ECLI:NL:HR:2011:BP9356
Hoge Raad
- Cassatie
- F.H. Koster
- B.C. de Savornin Lohman
- W.M.E. Thomassen
- Rechtspraak.nl
Cassatie tegen arrest Gerechtshof 's-Gravenhage in economische strafzaak
In deze zaak gaat het om een beroep in cassatie tegen een arrest van het Gerechtshof te 's-Gravenhage, Economische Kamer, van 17 juni 2009, in de strafzaak tegen een verdachte gevestigd te [vestigingsplaats]. Het beroep is ingesteld door de verdachte, vertegenwoordigd door mr.
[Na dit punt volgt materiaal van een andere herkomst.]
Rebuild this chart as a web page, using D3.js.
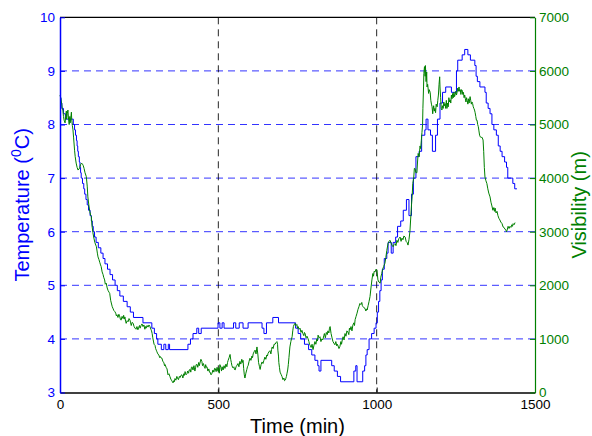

Th.J. Kelder, advocaat te 's-Gravenhage. De advocaat heeft bij schriftuur een middel van cassatie voorgesteld, welke schriftuur aan het arrest is gehecht en daarvan deel uitmaakt. De Advocaat-Generaal Machielse heeft geconcludeerd tot verwerping van het beroep.
De Hoge Raad der Nederlanden heeft het geding in cassatie beoordeeld. Het middel dat door de verdachte is voorgesteld, kan niet tot cassatie leiden. De Hoge Raad oordeelt dat dit geen nadere motivering behoeft, gezien artikel 81 RO, omdat het middel niet noopt tot beantwoording van rechtsvragen die van belang zijn voor de rechtseenheid of de rechtsontwikkeling.
Uiteindelijk heeft de Hoge Raad het beroep verworpen. Dit arrest is gewezen door de vice-president F.H. Koster als voorzitter, en de raadsheren B.C. de Savornin Lohman en W.M.E. Thomassen, in aanwezigheid van de waarnemend griffier S.C. Rusche, en is uitgesproken op 28 juni 2011.